Cyprus Airways collapsed in January 2015 after nearly 70 years of flying after the European Commission ruled that financial support received by the airline was state aid and had to be repaid.
Germania was a small charter / scheduled airline, founded in 1978 and collapsed in 2019.
Jet Airways was founded in 1993 and was once India’s largest airline by market share.
It began flying from London Heathrow in 2005 following a relaxation of a bilateral treaty which allowed more flights between the UK and India. Etihad acquired a 24% stake in the airline in 2013, one of many truly disastrous investments by Etihad.
Its collapse in 2019 due to heavy losses and an over indebted balance sheet was a long drawn out affair. Flights were subject to significant disruption as aircraft were impounded by lessors. International flights even had to operate without in-flight entertainment due to non-payment of licence fees. Employee salaries were also unpaid.
The airline finally suspended operations in April 2019 after it failed to secure new investment from the State Bank Of India or new investors.
Joon was not an airline as such, merely a brand within an airline.
Ostensibly, it was an airline brand aimed at millennials and took over certain routes from Air France. However, Joon branded flights were operated by Air France pilots under Air France flight numbers but with cabin crew employed on different contracts. These cabin crew would also wear trainers and serve organic smoothies to passengers.
The whole project never made sense. There was nothing about the routes it took over such as Manchester or Madrid that merited them to be served by an airline aimed at millennials. One of the many curious aspects of Joon is how it claimed to be “also an airline”. There are many businesses that can be a better lifestyle brand than an airline.
The recently appointed CEO of Air France KLM Benjamin Smith wasted little time in canning the whole project.
Joon was a perfect example of using branding and design to try and sidestep, rather than tackle, an issue.
Like Jet Airways, Kingfisher Airlines experienced a long drawn out collapse due to heavy losses and over indebtedness.
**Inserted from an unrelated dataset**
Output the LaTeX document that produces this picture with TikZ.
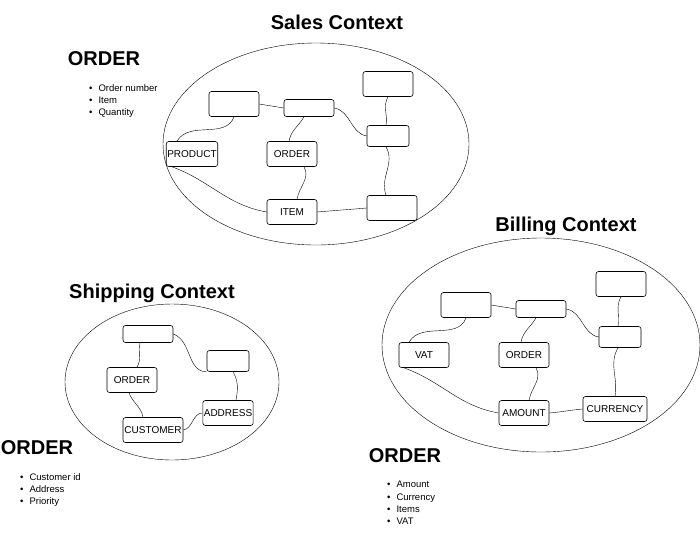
\documentclass[tikz,border=0pt]{standalone}
\usepackage{fontspec}
\setmainfont{Liberation Sans}
\begin{document}
\begin{tikzpicture}[x=1pt,y=-1pt,
  box/.style={draw,semithick,rounded corners=2.5pt,minimum width=50pt,minimum height=25pt,inner sep=1pt,font=\fontsize{10}{12}\selectfont},
  thinbox/.style={box,minimum height=17pt},
  title/.style={font=\bfseries\fontsize{20}{24}\selectfont},
  head/.style={font=\bfseries\fontsize{20}{24}\selectfont},
  bullets/.style={align=left,anchor=north west,inner sep=0pt,font=\fontsize{9.5}{12.3}\selectfont},
  link/.style={draw,thin}]
  \useasboundingbox (0,0) rectangle (700,542);

  % Sales context
  \draw (316,144) ellipse [x radius=153, y radius=101];
  \node[title] at (337,22) {Sales Context};
  \node[head] at (104,59) {ORDER};
  \node[bullets] at (89,84) {\textbullet\hspace{6pt}Order number\\\textbullet\hspace{6pt}Item\\\textbullet\hspace{6pt}Quantity};
  \node[box] (sa) at (234,104) {};
  \node[thinbox] (sb) at (309,108) {};
  \node[box] (sc) at (388,84) {};
  \node[thinbox,minimum width=42pt,minimum height=21pt] (sd) at (388,136) {};
  \node[box] (product) at (192,154) {PRODUCT};
  \node[box] (sorder) at (292,154) {ORDER};
  \node[box] (item) at (292,212) {ITEM};
  \node[box] (se) at (392,208) {};
  \draw[link] (sa.south) to[out=-110,in=60] ([xshift=-15]product.north);
  \draw[link] (sa.east) to[out=-10,in=170] (sb.west);
  \draw[link] ([xshift=-5]sb.south) to[out=-120,in=80] ([xshift=-3]sorder.north);
  \draw[link] (sb.east) to[out=-10,in=170] (sd.west);
  \draw[link] (sc.south) to[out=-120,in=80] ([xshift=-2]sd.north);
  \draw[link] ([xshift=-2]sd.south) to[out=-60,in=110] ([xshift=-6]se.north);
  \draw[link] ([xshift=-20]product.south) to[out=-20,in=170] (item.west);
  \draw[link] ([xshift=12]sorder.south) to[out=-60,in=80] ([xshift=5]item.north);
  \draw[link] (item.east) to[out=5,in=185] (se.west);

  % Billing context
  \draw (541,345) ellipse [x radius=159, y radius=107];
  \node[title] at (566,226) {Billing Context};
  \node[head] at (405,456) {ORDER};
  \node[bullets] at (387,481) {\textbullet\hspace{6pt}Amount\\\textbullet\hspace{6pt}Currency\\\textbullet\hspace{6pt}Items\\\textbullet\hspace{6pt}VAT};
  \node[box] (ba) at (466,305) {};
  \node[thinbox] (bb) at (541,309) {};
  \node[box] (bc) at (621,284) {};
  \node[thinbox,minimum width=42pt,minimum height=21pt] (bd) at (620,337) {};
  \node[box] (vat) at (424,355) {VAT};
  \node[box] (border) at (524,355) {ORDER};
  \node[box] (amount) at (524,413) {AMOUNT};
  \node[box,minimum width=64pt] (currency) at (615,409) {CURRENCY};
  \draw[link] (ba.south) to[out=-110,in=60] ([xshift=-15]vat.north);
  \draw[link] (ba.east) to[out=-10,in=170] (bb.west);
  \draw[link] ([xshift=-5]bb.south) to[out=-120,in=80] ([xshift=-3]border.north);
  \draw[link] (bb.east) to[out=-10,in=170] (bd.west);
  \draw[link] (bc.south) to[out=-120,in=80] ([xshift=-2]bd.north);
  \draw[link] ([xshift=-2]bd.south) to[out=-120,in=80] (currency.north);
  \draw[link] ([xshift=-20]vat.south) to[out=-20,in=170] (amount.west);
  \draw[link] ([xshift=12]border.south) to[out=-60,in=80] ([xshift=5]amount.north);
  \draw[link] (amount.east) to[out=5,in=185] (currency.west);

  % Shipping context
  \draw (172,382) ellipse [x radius=107, y radius=78];
  \node[title] at (152,293) {Shipping Context};
  \node[head] at (37,448) {ORDER};
  \node[bullets] at (20,473) {\textbullet\hspace{6pt}Customer id\\\textbullet\hspace{6pt}Address\\\textbullet\hspace{6pt}Priority};
  \node[thinbox] (ha) at (148,334) {};
  \node[thinbox,minimum width=42pt,minimum height=21pt] (hb) at (228,361) {};
  \node[box] (horder) at (132,380) {ORDER};
  \node[box] (address) at (228,413) {ADDRESS};
  \node[box,minimum width=60pt] (customer) at (153,430) {CUSTOMER};
  \draw[link] ([xshift=-8]ha.south) to[out=-100,in=60] ([xshift=5]horder.north);
  \draw[link] (ha.east) to[out=-20,in=180] (hb.south west);
  \draw[link] ([xshift=5]hb.south) to[out=-60,in=80] ([xshift=8]address.north);
  \draw[link] ([xshift=-3]horder.south) to[out=-70,in=100] ([xshift=-10]customer.north);
  \draw[link] (customer.east) to[out=10,in=180] (address.west);
\end{tikzpicture}
\end{document}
Founded by entrepreneur Vijay Mallya, its licence to operate was finally suspended by Indian aviation authorities in October 2012 after months of disruption, which included the suspension of its one long-haul route from London Heathrow to Mumbai. It was even forced to suspended operations after a revolt by staff who had not been paid their salaries for months.
Vijay Mallya is currently appealing a decision by the UK Government for him to be extradited to India to face allegations of fraud and money laundering.